Heat was the first horse of Black Elk’s apocalyptic vision, the symbolic embodiment of desecrating excess. The greenhouse effect is natural and good in delicate equilibrium, but we’ve thrown it catastrophically out of kilter. Eagle Man gathers the now-familiar facts of global warming, and extends them.

Did you know, for instance, that by the end of this century it is forecast that “ongoing warming will have enlarged the zone of potential malaria transmission from an area containing 45% of the world’s population to an area containing about 60%” and that “deaths related to heat waves is projected to double by 2020”?

And that’s only from the first horse’s mouth, there’s more. Kinda puts exam day in perspective.

[2010 set record global temperatures, tied with 2005 as hottest on record… the evidence at climatecrisis.net…floods & droughts in 2010]

heritage

February 26, 2011

More from an anthropologist impressed by Polynesian tradition, on valuing ancient wisdom and the intelligence of intuition and feeling.

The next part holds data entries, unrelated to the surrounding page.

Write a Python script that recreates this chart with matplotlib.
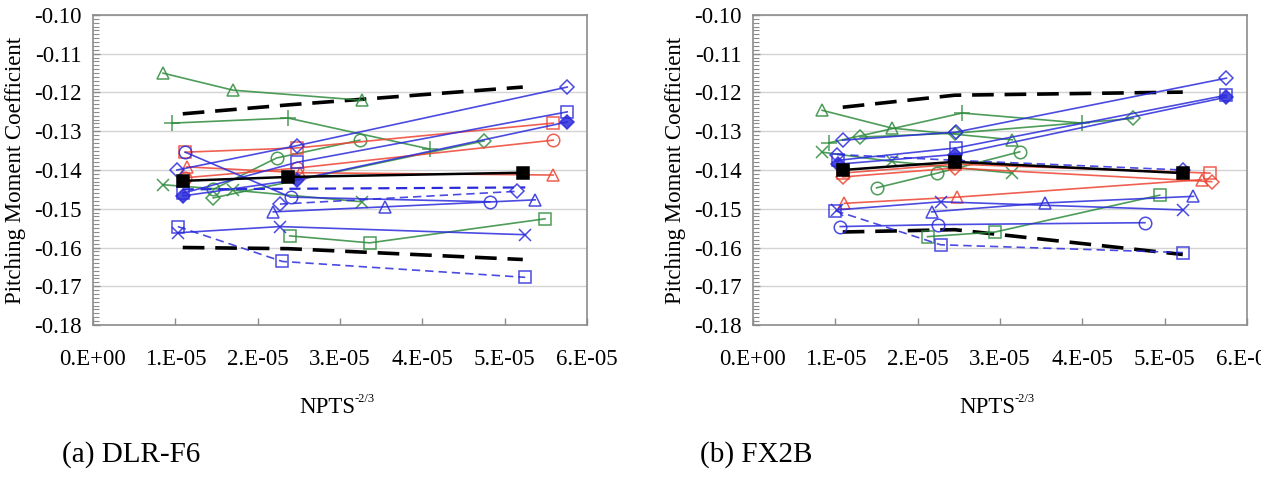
import matplotlib

matplotlib.use("Agg")

import matplotlib.pyplot as plt
from matplotlib.ticker import MultipleLocator, FuncFormatter

GREEN = "#2e8b3c"
BLUE = "#2b2bdc"
RED = "#ee4433"
BLACK = "#000000"

# ---- (a) DLR-F6 ----------------------------------------------------------
A_BLACK_SQ_X = [1.09e-5, 2.37e-5, 5.22e-5]
A_BLACK_SQ_Y = [-0.1428, -0.1418, -0.1407]
A_DASH_HI_X = [1.09e-5, 2.37e-5, 5.22e-5]
A_DASH_HI_Y = [-0.1255, -0.1232, -0.1186]
A_DASH_LO_X = [1.09e-5, 2.37e-5, 5.22e-5]
A_DASH_LO_Y = [-0.1600, -0.1603, -0.1631]
A_GREEN_TRI_X = [0.85e-5, 1.70e-5, 3.27e-5]
A_GREEN_TRI_Y = [-0.1150, -0.1194, -0.1220]
A_GREEN_PLUS_X = [0.96e-5, 2.37e-5, 4.09e-5]
A_GREEN_PLUS_Y = [-0.1279, -0.1266, -0.1346]
A_GREEN_X_X = [0.85e-5, 1.70e-5, 3.27e-5]
A_GREEN_X_Y = [-0.1438, -0.1452, -0.1482]
A_GREEN_DIAM_X = [1.46e-5, 4.75e-5]
A_GREEN_DIAM_Y = [-0.1472, -0.1325]
A_GREEN_CIRC_X = [1.46e-5, 2.23e-5, 3.24e-5]
A_GREEN_CIRC_Y = [-0.1450, -0.1369, -0.1323]
A_GREEN_SQ_X = [2.39e-5, 3.36e-5, 5.49e-5]
A_GREEN_SQ_Y = [-0.1570, -0.1588, -0.1526]
A_RED_SQ_X = [1.12e-5, 2.48e-5, 5.59e-5]
A_RED_SQ_Y = [-0.1354, -0.1343, -0.1279]
A_RED_TRI_X = [1.14e-5, 2.52e-5, 5.59e-5]
A_RED_TRI_Y = [-0.1392, -0.1407, -0.1413]
A_RED_CIRC_X = [1.12e-5, 2.48e-5, 5.59e-5]
A_RED_CIRC_Y = [-0.1420, -0.1395, -0.1323]
A_BLUE_FDIAM_X = [1.09e-5, 2.48e-5, 5.76e-5]
A_BLUE_FDIAM_Y = [-0.1467, -0.1425, -0.1276]
A_BLUE_DIAM_X = [1.02e-5, 2.48e-5, 5.76e-5]
A_BLUE_DIAM_Y = [-0.1400, -0.1337, -0.1186]
A_BLUE_SQ_X = [1.09e-5, 2.48e-5, 5.76e-5]
A_BLUE_SQ_Y = [-0.1460, -0.1380, -0.1250]
A_BLUE_TRI_X = [2.19e-5, 3.55e-5, 5.37e-5]
A_BLUE_TRI_Y = [-0.1508, -0.1495, -0.1477]
A_BLUE_X_X = [1.03e-5, 2.27e-5, 5.25e-5]
A_BLUE_X_Y = [-0.1562, -0.1546, -0.1567]
A_BLUE_DSQ_X = [1.03e-5, 2.30e-5, 5.25e-5]
A_BLUE_DSQ_Y = [-0.1546, -0.1636, -0.1677]
A_BLUE_CIRC_X = [1.12e-5, 2.40e-5, 4.82e-5]
A_BLUE_CIRC_Y = [-0.1354, -0.1470, -0.1482]
A_BLUE_DDIAM_X = [2.27e-5, 5.15e-5]
A_BLUE_DDIAM_Y = [-0.1488, -0.1455]
A_BLUE_LINE_X = [1.09e-5, 5.25e-5]
A_BLUE_LINE_Y = [-0.1450, -0.1445]

# ---- (b) FX2B -------------------------------------------------------------
B_BLACK_SQ_X = [1.09e-5, 2.45e-5, 5.22e-5]
B_BLACK_SQ_Y = [-0.1400, -0.1379, -0.1408]
B_DASH_HI_X = [1.09e-5, 2.45e-5, 5.22e-5]
B_DASH_HI_Y = [-0.1238, -0.1207, -0.1199]
B_DASH_LO_X = [1.09e-5, 2.45e-5, 5.22e-5]
B_DASH_LO_Y = [-0.1560, -0.1554, -0.1618]
B_GREEN_TRI_X = [0.84e-5, 1.69e-5, 3.15e-5]
B_GREEN_TRI_Y = [-0.1246, -0.1292, -0.1322]
B_GREEN_PLUS_X = [0.92e-5, 2.54e-5, 4.00e-5]
B_GREEN_PLUS_Y = [-0.1330, -0.1253, -0.1279]
B_GREEN_DIAM_X = [1.30e-5, 2.45e-5, 4.62e-5]
B_GREEN_DIAM_Y = [-0.1315, -0.1305, -0.1267]
B_GREEN_X_X = [0.84e-5, 1.69e-5, 3.15e-5]
B_GREEN_X_Y = [-0.1354, -0.1378, -0.1408]
B_GREEN_CIRC_X = [1.50e-5, 2.24e-5, 3.24e-5]
B_GREEN_CIRC_Y = [-0.1446, -0.1408, -0.1353]
B_GREEN_SQ_X = [2.12e-5, 2.94e-5, 4.94e-5]
B_GREEN_SQ_Y = [-0.1572, -0.1560, -0.1465]
B_RED_SQ_X = [1.09e-5, 2.45e-5, 5.55e-5]
B_RED_SQ_Y = [-0.1408, -0.1385, -0.1408]
B_RED_DIAM_X = [1.09e-5, 2.45e-5, 5.57e-5]
B_RED_DIAM_Y = [-0.1418, -0.1395, -0.1430]
B_RED_TRI_X = [1.11e-5, 2.48e-5, 5.45e-5]
B_RED_TRI_Y = [-0.1486, -0.1470, -0.1425]
B_BLUE_DIAM_X = [1.09e-5, 2.47e-5, 5.75e-5]
B_BLUE_DIAM_Y = [-0.1323, -0.1302, -0.1163]
B_BLUE_FDIAM_X = [1.03e-5, 2.45e-5, 5.75e-5]
B_BLUE_FDIAM_Y = [-0.1385, -0.1360, -0.1212]
B_BLUE_SQ_X = [1.03e-5, 2.47e-5, 5.75e-5]
B_BLUE_SQ_Y = [-0.1375, -0.1343, -0.1207]
B_BLUE_TRI_X = [2.17e-5, 3.55e-5, 5.35e-5]
B_BLUE_TRI_Y = [-0.1508, -0.1485, -0.1468]
B_BLUE_X_X = [1.02e-5, 2.28e-5, 5.22e-5]
B_BLUE_X_Y = [-0.1503, -0.1482, -0.1503]
B_BLUE_CIRC_X = [1.06e-5, 2.25e-5, 4.76e-5]
B_BLUE_CIRC_Y = [-0.1546, -0.1541, -0.1536]
B_BLUE_DSQ_X = [1.00e-5, 2.28e-5, 5.22e-5]
B_BLUE_DSQ_Y = [-0.1505, -0.1593, -0.1613]
B_BLUE_DDIAM_X = [1.02e-5, 2.45e-5, 5.22e-5]
B_BLUE_DDIAM_Y = [-0.1360, -0.1375, -0.1400]

TICK_FONT = 16.5


def series_a():
    return [
        (A_DASH_HI_X, A_DASH_HI_Y, BLACK, None, "--", True),
        (A_DASH_LO_X, A_DASH_LO_Y, BLACK, None, "--", True),
        (A_GREEN_TRI_X, A_GREEN_TRI_Y, GREEN, "^", "-", False),
        (A_GREEN_PLUS_X, A_GREEN_PLUS_Y, GREEN, "+", "-", False),
        (A_GREEN_X_X, A_GREEN_X_Y, GREEN, "x", "-", False),
        (A_GREEN_DIAM_X, A_GREEN_DIAM_Y, GREEN, "D", "-", False),
        (A_GREEN_CIRC_X, A_GREEN_CIRC_Y, GREEN, "o", "-", False),
        (A_GREEN_SQ_X, A_GREEN_SQ_Y, GREEN, "s", "-", False),
        (A_RED_SQ_X, A_RED_SQ_Y, RED, "s", "-", False),
        (A_RED_TRI_X, A_RED_TRI_Y, RED, "^", "-", False),
        (A_RED_CIRC_X, A_RED_CIRC_Y, RED, "o", "-", False),
        (A_BLUE_DIAM_X, A_BLUE_DIAM_Y, BLUE, "D", "-", False),
        (A_BLUE_SQ_X, A_BLUE_SQ_Y, BLUE, "s", "-", False),
        (A_BLUE_TRI_X, A_BLUE_TRI_Y, BLUE, "^", "-", False),
        (A_BLUE_X_X, A_BLUE_X_Y, BLUE, "x", "-", False),
        (A_BLUE_DSQ_X, A_BLUE_DSQ_Y, BLUE, "s", "--", False),
        (A_BLUE_CIRC_X, A_BLUE_CIRC_Y, BLUE, "o", "-", False),
        (A_BLUE_DDIAM_X, A_BLUE_DDIAM_Y, BLUE, "D", "--", False),
        (A_BLUE_LINE_X, A_BLUE_LINE_Y, BLUE, None, "-", False),
        (A_BLUE_FDIAM_X, A_BLUE_FDIAM_Y, BLUE, "D", "-", True),
        (A_BLACK_SQ_X, A_BLACK_SQ_Y, BLACK, "s", "-", True),
    ]


def series_b():
    return [
        (B_DASH_HI_X, B_DASH_HI_Y, BLACK, None, "--", True),
        (B_DASH_LO_X, B_DASH_LO_Y, BLACK, None, "--", True),
        (B_GREEN_TRI_X, B_GREEN_TRI_Y, GREEN, "^", "-", False),
        (B_GREEN_PLUS_X, B_GREEN_PLUS_Y, GREEN, "+", "-", False),
        (B_GREEN_DIAM_X, B_GREEN_DIAM_Y, GREEN, "D", "-", False),
        (B_GREEN_X_X, B_GREEN_X_Y, GREEN, "x", "-", False),
        (B_GREEN_CIRC_X, B_GREEN_CIRC_Y, GREEN, "o", "-", False),
        (B_GREEN_SQ_X, B_GREEN_SQ_Y, GREEN, "s", "-", False),
        (B_RED_SQ_X, B_RED_SQ_Y, RED, "s", "-", False),
        (B_RED_DIAM_X, B_RED_DIAM_Y, RED, "D", "-", False),
        (B_RED_TRI_X, B_RED_TRI_Y, RED, "^", "-", False),
        (B_BLUE_DIAM_X, B_BLUE_DIAM_Y, BLUE, "D", "-", False),
        (B_BLUE_SQ_X, B_BLUE_SQ_Y, BLUE, "s", "-", False),
        (B_BLUE_TRI_X, B_BLUE_TRI_Y, BLUE, "^", "-", False),
        (B_BLUE_X_X, B_BLUE_X_Y, BLUE, "x", "-", False),
        (B_BLUE_CIRC_X, B_BLUE_CIRC_Y, BLUE, "o", "-", False),
        (B_BLUE_DSQ_X, B_BLUE_DSQ_Y, BLUE, "s", "--", False),
        (B_BLUE_DDIAM_X, B_BLUE_DDIAM_Y, BLUE, "D", "--", False),
        (B_BLUE_FDIAM_X, B_BLUE_FDIAM_Y, BLUE, "D", "-", True),
        (B_BLACK_SQ_X, B_BLACK_SQ_Y, BLACK, "s", "-", True),
    ]


def draw_series(ax, series):
    for xs, ys, color, marker, ls, filled in series:
        if marker is None:
            ax.plot(xs, ys, color=color, ls=ls, lw=2.6 if color == BLACK else 1.6,
                    dashes=(6, 3) if color == BLACK else (5, 3))
            continue
        heavy = color == BLACK
        size = {"D": 7, "s": 8.5, "^": 9, "o": 9, "x": 9, "+": 11}[marker]
        kw = dict(color=color, ls=ls, lw=1.8 if heavy else 1.2, marker=marker,
                  markersize=size, markeredgewidth=1.1, alpha=1.0 if heavy else 0.85)
        if ls == "--":
            kw["dashes"] = (5, 3)
        kw["markerfacecolor"] = color if filled else "none"
        ax.plot(xs, ys, **kw)


def sci_label(value, _pos):
    if abs(value) < 1e-12:
        return "0.E+00"
    return f"{value / 1e-5:.0f}.E-05"


def style_axes(ax):
    ax.set_xlim(0, 6e-5)
    ax.set_ylim(-0.18, -0.10)
    ax.xaxis.set_major_locator(MultipleLocator(1e-5))
    ax.xaxis.set_major_formatter(FuncFormatter(sci_label))
    ax.yaxis.set_major_locator(MultipleLocator(0.01))
    ax.yaxis.set_minor_locator(MultipleLocator(0.001))
    ax.yaxis.set_major_formatter(FuncFormatter(lambda v, _p: f"{v:.2f}"))
    ax.grid(axis="y", which="major", color="#d4d4d4", lw=1.0)
    ax.set_axisbelow(True)
    for spine in ax.spines.values():
        spine.set_color("#8c8c8c")
        spine.set_linewidth(1.2)
    ax.tick_params(axis="x", direction="in", length=5, width=1, color="#8c8c8c",
                   labelsize=TICK_FONT, pad=17, top=False)
    ax.tick_params(axis="y", which="major", direction="in", length=5, width=1,
                   color="#8c8c8c", labelsize=TICK_FONT, pad=8, right=False)
    ax.tick_params(axis="y", which="minor", direction="in", length=4, width=0.8,
                   color="#8c8c8c", right=False)
    ax.set_ylabel("Pitching Moment Coefficient", fontsize=TICK_FONT, labelpad=6)
    # x label: "NPTS" with a small raised "-2/3"
    ax.text(0.53, -0.265, "NPTS", transform=ax.transAxes, ha="right", va="center",
            fontsize=TICK_FONT)
    ax.text(0.53, -0.238, "-2/3", transform=ax.transAxes, ha="left", va="center",
            fontsize=9)


plt.rcParams["font.family"] = ["Liberation Serif", "DejaVu Serif"]

fig = plt.figure(figsize=(12.61, 4.80), dpi=100)
ax_a = fig.add_axes([93 / 1261, 155 / 480, 494 / 1261, 310 / 480])
ax_b = fig.add_axes([753 / 1261, 155 / 480, 494 / 1261, 310 / 480])

draw_series(ax_a, series_a())
draw_series(ax_b, series_b())
style_axes(ax_a)
style_axes(ax_b)

fig.text(62 / 1261, 1 - 455 / 480, "(a) DLR-F6", fontsize=21, va="center", ha="left")
fig.text(700 / 1261, 1 - 455 / 480, "(b) FX2B", fontsize=21, va="center", ha="left")

fig.savefig("out.png", dpi=100)
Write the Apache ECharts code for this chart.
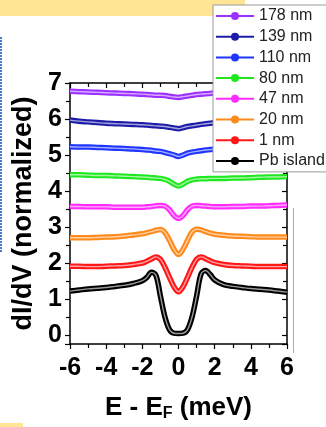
<!DOCTYPE html>
<html>
<head>
<meta charset="utf-8">
<script src="https://cdn.jsdelivr.net/npm/echarts@6/dist/echarts.min.js"></script>
<style>
  html, body { margin: 0; padding: 0; background: #fff; }
  #chart { width: 326px; height: 427px; }
</style>
</head>
<body>
<div id="chart"></div>
<script>
// bias energy (meV)
const energy = [-6, -5.5, -5, -4.5, -4, -3.5, -3, -2.5, -2, -1.75, -1.5, -1.25, -1, -0.75, -0.5, -0.25,
  0, 0.25, 0.5, 0.75, 1, 1.25, 1.5, 1.75, 2, 2.5, 3, 3.5, 4, 4.5, 5, 5.5, 6];

// dI/dV (normalized, offset) per film thickness
const pbIsland = [1.22, 1.25, 1.28, 1.3, 1.32, 1.35, 1.38, 1.43, 1.51, 1.6, 1.74, 1.66, 1.08, 0.5, 0.15, 0.05,
  0.04, 0.05, 0.15, 0.5, 1.08, 1.7, 1.79, 1.68, 1.53, 1.4, 1.35, 1.32, 1.29, 1.27, 1.25, 1.22, 1.19];
const nm1 = [1.91, 1.91, 1.9, 1.9, 1.91, 1.92, 1.93, 1.96, 2.0, 2.05, 2.11, 2.17, 2.1, 1.88, 1.6, 1.34,
  1.2, 1.34, 1.6, 1.88, 2.1, 2.17, 2.12, 2.06, 2.01, 1.96, 1.93, 1.92, 1.91, 1.9, 1.9, 1.9, 1.9];
const nm20 = [2.7, 2.7, 2.7, 2.71, 2.72, 2.73, 2.75, 2.78, 2.81, 2.84, 2.87, 2.91, 2.93, 2.85, 2.63, 2.38,
  2.24, 2.38, 2.63, 2.86, 2.94, 2.92, 2.87, 2.83, 2.8, 2.77, 2.75, 2.74, 2.73, 2.72, 2.72, 2.72, 2.72];
const nm47 = [3.57, 3.57, 3.56, 3.56, 3.56, 3.55, 3.55, 3.55, 3.55, 3.56, 3.57, 3.59, 3.6, 3.58, 3.48, 3.32,
  3.24, 3.32, 3.48, 3.58, 3.6, 3.59, 3.58, 3.57, 3.56, 3.56, 3.57, 3.57, 3.58, 3.58, 3.59, 3.6, 3.61];
const nm80 = [4.45, 4.45, 4.44, 4.43, 4.43, 4.42, 4.41, 4.4, 4.39, 4.38, 4.37, 4.36, 4.35, 4.32, 4.27, 4.19,
  4.14, 4.19, 4.27, 4.31, 4.33, 4.34, 4.34, 4.35, 4.35, 4.35, 4.36, 4.36, 4.37, 4.38, 4.39, 4.39, 4.4];
const nm110 = [5.23, 5.22, 5.22, 5.21, 5.2, 5.19, 5.18, 5.17, 5.15, 5.14, 5.13, 5.11, 5.1, 5.07, 5.04, 5.0,
  4.96, 5.0, 5.05, 5.08, 5.1, 5.12, 5.14, 5.15, 5.16, 5.17, 5.18, 5.19, 5.19, 5.2, 5.2, 5.21, 5.21];
const nm139 = [5.97, 5.94, 5.92, 5.9, 5.88, 5.87, 5.86, 5.85, 5.84, 5.83, 5.82, 5.81, 5.8, 5.79, 5.77, 5.75,
  5.73, 5.76, 5.79, 5.81, 5.83, 5.85, 5.87, 5.88, 5.9, 5.91, 5.92, 5.92, 5.93, 5.93, 5.93, 5.93, 5.93];
const nm178 = [6.77, 6.76, 6.75, 6.74, 6.73, 6.72, 6.71, 6.7, 6.69, 6.68, 6.67, 6.66, 6.66, 6.65, 6.63, 6.61,
  6.6, 6.62, 6.64, 6.66, 6.68, 6.69, 6.7, 6.71, 6.72, 6.73, 6.74, 6.74, 6.75, 6.75, 6.75, 6.75, 6.75];

const names = ["178 nm", "139 nm", "110 nm", "80 nm", "47 nm", "20 nm", "1 nm", "Pb island"];
const curves = [nm178, nm139, nm110, nm80, nm47, nm20, nm1, pbIsland];
const colors = ["#9b30ff", "#1c1ca8", "#1f35ff", "#1ee81e", "#ff2bff", "#ff8a1c", "#ff1717", "#000000"];

const FONT = "Liberation Sans, Arial, sans-serif";

const chart = echarts.init(document.getElementById("chart"), null, { renderer: "canvas" });

const series = [];
curves.forEach((vals, i) => {
  const pts = energy.map((e, k) => [e, vals[k]]);
  // measured spectrum (thick band)
  series.push({
    name: names[i],
    type: "line",
    data: pts,
    smooth: 0.35,
    symbol: "circle",
    symbolSize: 6,
    showSymbol: false,
    color: colors[i],
    lineStyle: { width: 5.5, color: colors[i] },
    z: 2,
  });
  // fit (thin pale line on top)
  series.push({
    name: names[i] + " fit",
    type: "line",
    data: pts,
    smooth: 0.35,
    showSymbol: false,
    silent: true,
    lineStyle: { width: 1.4, color: "rgba(255,255,255,0.6)" },
    z: 3,
  });
});

const tickLabel = { fontSize: 25, fontWeight: "bold", color: "#000", fontFamily: FONT };
const axisLine = { onZero: false, lineStyle: { color: "#000", width: 1.5 } };
const minor = { show: true, splitNumber: 2, length: 4, lineStyle: { color: "#000", width: 1.2 } };

const option = {
  animation: false,
  backgroundColor: "#fff",
  grid: { left: 70, right: 39, top: 83, bottom: 71 },
  legend: {
    data: names,
    orient: "vertical",
    left: 213,
    top: 5,
    padding: [3, 30, 3, 2],
    itemWidth: 38,
    itemHeight: 10,
    itemGap: 4.7,
    backgroundColor: "#fff",
    borderColor: "#999",
    borderWidth: 1,
    lineStyle: { width: 2 },
    textStyle: { fontSize: 16, color: "#222", fontFamily: FONT },
    z: 10,
  },
  xAxis: [
    {
      type: "value",
      min: -6,
      max: 6,
      interval: 2,
      position: "bottom",
      axisLine: axisLine,
      axisTick: { length: 5, lineStyle: { color: "#000", width: 1.2 } },
      minorTick: minor,
      splitLine: { show: false },
      axisLabel: Object.assign({ margin: 12 }, tickLabel),
      name: "E - E{s|F} (meV)",
      nameLocation: "middle",
      nameGap: 50,
      nameTextStyle: {
        fontSize: 26, fontWeight: "bold", color: "#000", fontFamily: FONT,
        rich: { s: { fontSize: 16, fontWeight: "bold", color: "#000", fontFamily: FONT, verticalAlign: "bottom", padding: [12, 0, 0, 0] } },
      },
    },
    {
      type: "value",
      min: -6,
      max: 6,
      interval: 2,
      position: "top",
      axisLine: axisLine,
      axisTick: { inside: true, length: 5, lineStyle: { color: "#000", width: 1.2 } },
      minorTick: minor,
      splitLine: { show: false },
      axisLabel: { show: false },
    },
  ],
  yAxis: [
    {
      type: "value",
      min: -0.25,
      max: 7,
      splitNumber: 7,
      position: "left",
      axisLine: Object.assign({ show: true }, axisLine),
      axisTick: { show: true, length: 5, lineStyle: { color: "#000", width: 1.2 } },
      minorTick: minor,
      splitLine: { show: false },
      axisLabel: Object.assign({
        margin: 8,
        showMinLabel: false,
        formatter: (v) => (Number.isInteger(v) ? String(v) : ""),
      }, tickLabel),
      name: "dI/dV (normalized)",
      nameLocation: "middle",
      nameGap: 30,
      nameTextStyle: { fontSize: 27, fontWeight: "bold", color: "#000", fontFamily: FONT },
    },
    {
      type: "value",
      min: -0.25,
      max: 7,
      splitNumber: 7,
      position: "right",
      axisLine: Object.assign({ show: true }, axisLine),
      axisTick: { show: true, inside: true, length: 5, lineStyle: { color: "#000", width: 1.2 } },
      minorTick: minor,
      splitLine: { show: false },
      axisLabel: { show: false },
    },
  ],
  graphic: [
    { type: "rect", left: 0, top: 0, shape: { width: 245, height: 16 }, style: { fill: "#ffe594" }, silent: true },
    { type: "rect", left: 0, top: 423, shape: { width: 23, height: 4 }, style: { fill: "#ffe594" }, silent: true },
    { type: "line", shape: { x1: 1, y1: 37, x2: 1, y2: 252 }, style: { stroke: "#4a78d6", lineWidth: 2, lineDash: [2, 1] }, silent: true },
    { type: "line", shape: { x1: 293.5, y1: 208, x2: 293.5, y2: 353 }, style: { stroke: "#aaa", lineWidth: 1 }, silent: true },
  ],
  series: series,
};

chart.setOption(option);
</script>
</body>
</html>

“We live in a world bloated with data, yet starved for wisdom… The link between past and future is fragile…  Throughout the world there are cultures with vast sums of knowledge… The planet is our canoe, and we are the voyagers.”

This is a beautiful talk by Elizabeth Lindsey, and it’s inspired a spirited comments thread. I do have to admit some sympathy for this guarded reaction: “I’m leery of mysticism and elders who think they know best  due to some ancient tales.”